▶ **What you should do**
Copy exactly, and only, the lines below from the first through the one containing "1.2720, 1.2688, 1.2544];", both included; pictures are omitted.
---*---
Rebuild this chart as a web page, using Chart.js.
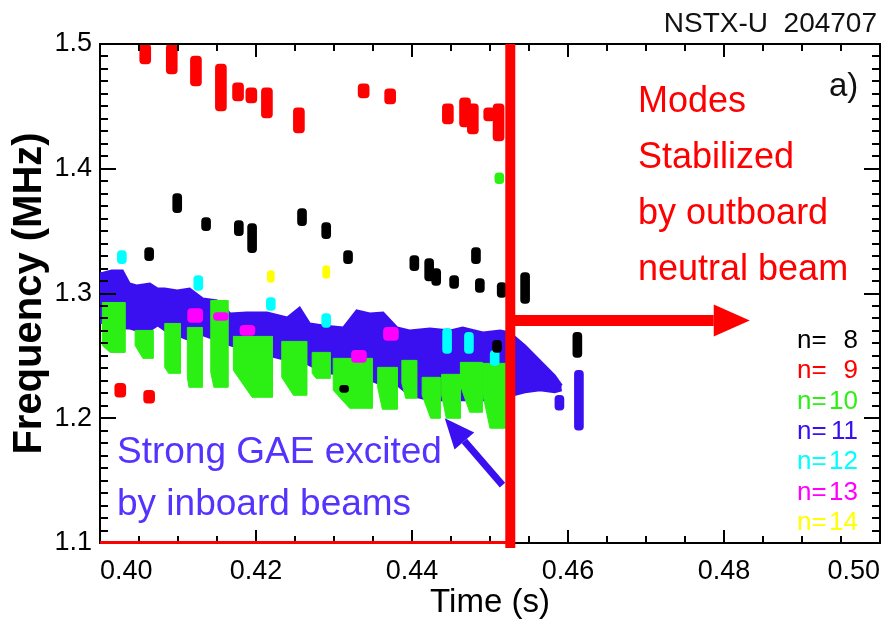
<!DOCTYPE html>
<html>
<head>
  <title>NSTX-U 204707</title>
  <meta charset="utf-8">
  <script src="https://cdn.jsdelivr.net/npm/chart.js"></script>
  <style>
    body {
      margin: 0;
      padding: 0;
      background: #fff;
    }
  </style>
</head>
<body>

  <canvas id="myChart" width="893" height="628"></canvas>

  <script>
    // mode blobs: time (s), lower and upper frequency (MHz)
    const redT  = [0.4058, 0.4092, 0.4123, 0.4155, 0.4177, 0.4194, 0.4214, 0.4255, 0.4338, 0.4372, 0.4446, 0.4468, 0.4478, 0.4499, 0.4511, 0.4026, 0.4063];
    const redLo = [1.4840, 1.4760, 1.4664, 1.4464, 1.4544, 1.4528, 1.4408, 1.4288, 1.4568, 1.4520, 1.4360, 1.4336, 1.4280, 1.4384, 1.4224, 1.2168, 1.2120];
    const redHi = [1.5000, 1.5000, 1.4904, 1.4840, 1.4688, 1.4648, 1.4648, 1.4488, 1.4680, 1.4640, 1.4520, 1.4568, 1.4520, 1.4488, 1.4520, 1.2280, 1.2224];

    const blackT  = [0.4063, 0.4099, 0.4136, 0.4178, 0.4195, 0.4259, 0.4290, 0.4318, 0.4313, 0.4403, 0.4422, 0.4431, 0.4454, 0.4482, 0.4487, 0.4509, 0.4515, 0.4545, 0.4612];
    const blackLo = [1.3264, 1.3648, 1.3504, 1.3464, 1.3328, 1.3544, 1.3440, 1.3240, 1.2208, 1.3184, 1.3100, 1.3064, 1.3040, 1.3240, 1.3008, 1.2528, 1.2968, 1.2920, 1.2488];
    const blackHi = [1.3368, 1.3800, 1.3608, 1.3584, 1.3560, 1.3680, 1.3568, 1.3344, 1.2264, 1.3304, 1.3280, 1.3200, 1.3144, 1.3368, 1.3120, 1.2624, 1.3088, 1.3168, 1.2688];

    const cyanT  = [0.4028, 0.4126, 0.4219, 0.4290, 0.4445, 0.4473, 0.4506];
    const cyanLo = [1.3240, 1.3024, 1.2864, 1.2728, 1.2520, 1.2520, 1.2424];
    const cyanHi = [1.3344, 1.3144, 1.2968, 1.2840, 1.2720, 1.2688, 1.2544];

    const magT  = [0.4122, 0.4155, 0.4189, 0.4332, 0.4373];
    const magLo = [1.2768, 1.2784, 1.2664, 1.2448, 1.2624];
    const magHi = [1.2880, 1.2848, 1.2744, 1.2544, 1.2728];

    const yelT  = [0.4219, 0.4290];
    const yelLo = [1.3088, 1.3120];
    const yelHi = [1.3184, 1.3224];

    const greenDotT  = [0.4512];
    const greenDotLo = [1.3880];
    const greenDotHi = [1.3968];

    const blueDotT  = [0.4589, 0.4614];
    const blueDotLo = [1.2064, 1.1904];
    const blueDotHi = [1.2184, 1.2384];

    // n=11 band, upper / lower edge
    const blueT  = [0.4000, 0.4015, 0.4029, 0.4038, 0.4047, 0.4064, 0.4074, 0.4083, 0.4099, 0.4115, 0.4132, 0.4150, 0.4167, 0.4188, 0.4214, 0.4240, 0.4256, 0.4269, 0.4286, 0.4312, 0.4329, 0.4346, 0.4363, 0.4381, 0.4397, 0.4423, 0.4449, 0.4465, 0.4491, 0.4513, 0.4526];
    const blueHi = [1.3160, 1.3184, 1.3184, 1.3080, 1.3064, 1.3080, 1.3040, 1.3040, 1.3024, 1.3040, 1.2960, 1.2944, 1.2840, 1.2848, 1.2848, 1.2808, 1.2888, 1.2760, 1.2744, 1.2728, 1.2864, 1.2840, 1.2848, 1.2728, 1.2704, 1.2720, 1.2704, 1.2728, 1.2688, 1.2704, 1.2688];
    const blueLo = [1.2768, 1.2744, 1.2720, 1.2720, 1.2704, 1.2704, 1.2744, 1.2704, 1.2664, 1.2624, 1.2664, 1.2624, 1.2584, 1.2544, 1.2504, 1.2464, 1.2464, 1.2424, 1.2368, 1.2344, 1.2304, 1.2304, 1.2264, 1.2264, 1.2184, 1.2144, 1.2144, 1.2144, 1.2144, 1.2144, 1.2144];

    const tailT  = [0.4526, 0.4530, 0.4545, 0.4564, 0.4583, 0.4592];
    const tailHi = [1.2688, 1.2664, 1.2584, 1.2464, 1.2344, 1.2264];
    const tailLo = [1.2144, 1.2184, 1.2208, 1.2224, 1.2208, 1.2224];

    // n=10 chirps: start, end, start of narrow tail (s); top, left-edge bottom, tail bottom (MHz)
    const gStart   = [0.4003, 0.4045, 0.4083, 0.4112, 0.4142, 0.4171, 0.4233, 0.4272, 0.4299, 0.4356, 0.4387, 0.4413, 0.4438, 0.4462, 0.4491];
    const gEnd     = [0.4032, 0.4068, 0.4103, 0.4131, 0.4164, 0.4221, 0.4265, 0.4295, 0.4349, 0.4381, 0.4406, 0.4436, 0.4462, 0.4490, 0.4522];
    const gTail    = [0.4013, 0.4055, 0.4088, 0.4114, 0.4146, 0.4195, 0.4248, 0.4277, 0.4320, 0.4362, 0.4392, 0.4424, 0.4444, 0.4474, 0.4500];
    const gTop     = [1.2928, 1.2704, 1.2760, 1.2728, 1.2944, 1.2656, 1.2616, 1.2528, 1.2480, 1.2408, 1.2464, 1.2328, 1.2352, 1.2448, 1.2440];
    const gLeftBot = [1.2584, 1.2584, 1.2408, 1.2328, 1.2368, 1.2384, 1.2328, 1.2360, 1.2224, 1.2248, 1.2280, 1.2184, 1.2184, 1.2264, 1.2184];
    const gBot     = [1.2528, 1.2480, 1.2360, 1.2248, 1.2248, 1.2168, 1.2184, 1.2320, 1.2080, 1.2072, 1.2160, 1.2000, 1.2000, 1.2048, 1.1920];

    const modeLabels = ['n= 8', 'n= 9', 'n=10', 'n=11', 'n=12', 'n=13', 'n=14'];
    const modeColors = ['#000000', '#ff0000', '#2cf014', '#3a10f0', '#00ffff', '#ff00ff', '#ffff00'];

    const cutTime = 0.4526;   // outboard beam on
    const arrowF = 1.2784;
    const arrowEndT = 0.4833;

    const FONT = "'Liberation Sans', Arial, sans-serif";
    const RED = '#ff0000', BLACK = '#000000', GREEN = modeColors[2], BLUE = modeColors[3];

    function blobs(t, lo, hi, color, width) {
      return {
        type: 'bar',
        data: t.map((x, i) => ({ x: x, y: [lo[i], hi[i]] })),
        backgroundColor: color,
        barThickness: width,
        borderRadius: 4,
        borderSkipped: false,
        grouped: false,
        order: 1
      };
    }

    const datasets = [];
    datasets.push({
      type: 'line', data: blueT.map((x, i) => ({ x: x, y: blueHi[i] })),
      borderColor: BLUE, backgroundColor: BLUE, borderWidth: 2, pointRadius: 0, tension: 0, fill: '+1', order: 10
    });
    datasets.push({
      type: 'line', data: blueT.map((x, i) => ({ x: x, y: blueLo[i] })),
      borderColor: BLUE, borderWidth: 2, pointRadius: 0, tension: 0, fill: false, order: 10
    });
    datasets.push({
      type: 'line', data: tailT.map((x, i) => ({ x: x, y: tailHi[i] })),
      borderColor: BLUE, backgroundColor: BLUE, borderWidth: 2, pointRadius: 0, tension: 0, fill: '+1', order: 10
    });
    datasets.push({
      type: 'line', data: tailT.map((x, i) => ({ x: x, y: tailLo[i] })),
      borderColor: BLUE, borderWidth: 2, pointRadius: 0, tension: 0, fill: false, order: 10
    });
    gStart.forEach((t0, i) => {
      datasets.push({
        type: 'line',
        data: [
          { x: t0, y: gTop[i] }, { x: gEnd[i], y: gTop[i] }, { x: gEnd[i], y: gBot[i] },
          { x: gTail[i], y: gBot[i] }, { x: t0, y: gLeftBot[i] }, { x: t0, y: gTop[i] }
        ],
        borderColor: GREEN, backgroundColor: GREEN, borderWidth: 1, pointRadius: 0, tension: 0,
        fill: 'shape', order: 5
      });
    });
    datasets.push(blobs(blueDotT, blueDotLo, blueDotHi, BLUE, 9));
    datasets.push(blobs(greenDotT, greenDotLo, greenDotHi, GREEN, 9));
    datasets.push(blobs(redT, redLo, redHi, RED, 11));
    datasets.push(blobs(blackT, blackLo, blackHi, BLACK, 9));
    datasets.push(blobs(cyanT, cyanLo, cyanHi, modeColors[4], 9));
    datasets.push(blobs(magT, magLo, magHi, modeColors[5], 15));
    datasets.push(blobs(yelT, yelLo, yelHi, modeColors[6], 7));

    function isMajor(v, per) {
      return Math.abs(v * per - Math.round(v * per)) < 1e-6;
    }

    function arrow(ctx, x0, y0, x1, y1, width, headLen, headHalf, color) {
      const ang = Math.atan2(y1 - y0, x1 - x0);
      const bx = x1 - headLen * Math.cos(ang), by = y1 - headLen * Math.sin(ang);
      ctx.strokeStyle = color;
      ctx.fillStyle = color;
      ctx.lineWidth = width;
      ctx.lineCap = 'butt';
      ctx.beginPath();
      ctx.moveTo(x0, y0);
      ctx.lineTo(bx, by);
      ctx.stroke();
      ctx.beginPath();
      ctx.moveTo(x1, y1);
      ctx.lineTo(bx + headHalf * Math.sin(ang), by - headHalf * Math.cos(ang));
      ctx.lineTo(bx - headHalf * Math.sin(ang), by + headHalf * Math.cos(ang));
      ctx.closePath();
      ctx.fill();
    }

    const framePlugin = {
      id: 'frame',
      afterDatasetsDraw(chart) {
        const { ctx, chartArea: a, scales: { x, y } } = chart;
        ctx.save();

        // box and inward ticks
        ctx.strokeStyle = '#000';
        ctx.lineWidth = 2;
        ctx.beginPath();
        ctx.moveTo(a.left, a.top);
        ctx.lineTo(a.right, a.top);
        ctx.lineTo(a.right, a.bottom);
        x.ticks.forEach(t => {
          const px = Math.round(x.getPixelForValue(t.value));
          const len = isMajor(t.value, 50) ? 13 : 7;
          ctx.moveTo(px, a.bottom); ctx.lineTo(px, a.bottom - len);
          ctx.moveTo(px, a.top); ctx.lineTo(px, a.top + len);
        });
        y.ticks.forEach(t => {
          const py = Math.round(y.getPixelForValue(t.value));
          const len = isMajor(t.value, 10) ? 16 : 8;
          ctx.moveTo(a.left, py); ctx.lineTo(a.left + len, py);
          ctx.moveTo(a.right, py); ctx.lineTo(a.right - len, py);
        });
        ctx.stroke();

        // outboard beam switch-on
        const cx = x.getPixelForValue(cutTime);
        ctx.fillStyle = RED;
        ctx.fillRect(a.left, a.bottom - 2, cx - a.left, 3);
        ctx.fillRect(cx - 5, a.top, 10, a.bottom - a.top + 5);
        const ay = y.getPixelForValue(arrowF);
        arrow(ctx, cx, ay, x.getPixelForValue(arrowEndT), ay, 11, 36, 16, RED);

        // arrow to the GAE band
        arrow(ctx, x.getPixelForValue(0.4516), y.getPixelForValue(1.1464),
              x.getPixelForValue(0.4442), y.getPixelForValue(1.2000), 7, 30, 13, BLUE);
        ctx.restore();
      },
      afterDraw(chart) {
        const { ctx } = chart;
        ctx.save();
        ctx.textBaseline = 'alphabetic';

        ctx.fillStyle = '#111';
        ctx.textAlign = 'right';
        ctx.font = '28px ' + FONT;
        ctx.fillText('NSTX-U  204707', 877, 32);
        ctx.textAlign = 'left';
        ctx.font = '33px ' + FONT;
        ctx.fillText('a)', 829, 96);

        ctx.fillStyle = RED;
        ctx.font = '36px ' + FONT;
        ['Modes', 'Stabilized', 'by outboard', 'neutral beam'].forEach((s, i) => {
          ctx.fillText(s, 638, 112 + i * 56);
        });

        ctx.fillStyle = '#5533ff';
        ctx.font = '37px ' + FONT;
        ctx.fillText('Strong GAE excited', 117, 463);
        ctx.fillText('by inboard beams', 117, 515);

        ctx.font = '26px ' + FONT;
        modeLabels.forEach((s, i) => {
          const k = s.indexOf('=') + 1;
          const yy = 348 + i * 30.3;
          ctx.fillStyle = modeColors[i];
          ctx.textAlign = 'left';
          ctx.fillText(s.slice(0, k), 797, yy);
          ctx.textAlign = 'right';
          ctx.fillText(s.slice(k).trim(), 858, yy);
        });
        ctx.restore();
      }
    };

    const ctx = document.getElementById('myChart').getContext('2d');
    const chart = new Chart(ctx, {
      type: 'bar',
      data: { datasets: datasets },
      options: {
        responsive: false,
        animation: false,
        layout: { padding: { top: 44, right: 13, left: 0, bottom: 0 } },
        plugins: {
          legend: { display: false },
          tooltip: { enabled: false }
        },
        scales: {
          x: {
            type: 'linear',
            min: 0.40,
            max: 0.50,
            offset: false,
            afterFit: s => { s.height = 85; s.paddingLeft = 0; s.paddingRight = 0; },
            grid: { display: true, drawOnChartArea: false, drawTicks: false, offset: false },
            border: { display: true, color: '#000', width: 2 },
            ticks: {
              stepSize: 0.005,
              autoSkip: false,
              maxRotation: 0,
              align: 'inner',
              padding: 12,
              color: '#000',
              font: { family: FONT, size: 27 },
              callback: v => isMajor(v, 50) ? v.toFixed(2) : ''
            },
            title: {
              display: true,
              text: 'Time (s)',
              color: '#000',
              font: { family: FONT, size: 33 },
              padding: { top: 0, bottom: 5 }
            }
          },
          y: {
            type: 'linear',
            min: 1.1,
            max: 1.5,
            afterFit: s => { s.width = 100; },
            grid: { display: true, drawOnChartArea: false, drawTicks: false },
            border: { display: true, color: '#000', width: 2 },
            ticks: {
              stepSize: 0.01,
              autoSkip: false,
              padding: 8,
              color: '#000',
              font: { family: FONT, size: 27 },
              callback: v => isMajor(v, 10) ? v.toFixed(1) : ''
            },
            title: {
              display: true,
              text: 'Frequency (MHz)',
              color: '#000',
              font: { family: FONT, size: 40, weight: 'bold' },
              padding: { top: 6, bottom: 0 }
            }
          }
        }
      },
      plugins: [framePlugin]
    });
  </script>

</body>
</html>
---*---
▶ **Exercise solution**
Rebuild this chart as a web page, using Chart.js.
<!DOCTYPE html>
<html>
<head>
  <title>NSTX-U 204707</title>
  <meta charset="utf-8">
  <script src="https://cdn.jsdelivr.net/npm/chart.js"></script>
  <style>
    body {
      margin: 0;
      padding: 0;
      background: #fff;
    }
  </style>
</head>
<body>

  <canvas id="myChart" width="893" height="628"></canvas>

  <script>
    // mode blobs: time (s), lower and upper frequency (MHz)
    const redT  = [0.4058, 0.4092, 0.4123, 0.4155, 0.4177, 0.4194, 0.4214, 0.4255, 0.4338, 0.4372, 0.4446, 0.4468, 0.4478, 0.4499, 0.4511, 0.4026, 0.4063];
    const redLo = [1.4840, 1.4760, 1.4664, 1.4464, 1.4544, 1.4528, 1.4408, 1.4288, 1.4568, 1.4520, 1.4360, 1.4336, 1.4280, 1.4384, 1.4224, 1.2168, 1.2120];
    const redHi = [1.5000, 1.5000, 1.4904, 1.4840, 1.4688, 1.4648, 1.4648, 1.4488, 1.4680, 1.4640, 1.4520, 1.4568, 1.4520, 1.4488, 1.4520, 1.2280, 1.2224];

    const blackT  = [0.4063, 0.4099, 0.4136, 0.4178, 0.4195, 0.4259, 0.4290, 0.4318, 0.4313, 0.4403, 0.4422, 0.4431, 0.4454, 0.4482, 0.4487, 0.4509, 0.4515, 0.4545, 0.4612];
    const blackLo = [1.3264, 1.3648, 1.3504, 1.3464, 1.3328, 1.3544, 1.3440, 1.3240, 1.2208, 1.3184, 1.3100, 1.3064, 1.3040, 1.3240, 1.3008, 1.2528, 1.2968, 1.2920, 1.2488];
    const blackHi = [1.3368, 1.3800, 1.3608, 1.3584, 1.3560, 1.3680, 1.3568, 1.3344, 1.2264, 1.3304, 1.3280, 1.3200, 1.3144, 1.3368, 1.3120, 1.2624, 1.3088, 1.3168, 1.2688];

    const cyanT  = [0.4028, 0.4126, 0.4219, 0.4290, 0.4445, 0.4473, 0.4506];
    const cyanLo = [1.3240, 1.3024, 1.2864, 1.2728, 1.2520, 1.2520, 1.2424];
    const cyanHi = [1.3344, 1.3144, 1.2968, 1.2840, 1.2720, 1.2688, 1.2544];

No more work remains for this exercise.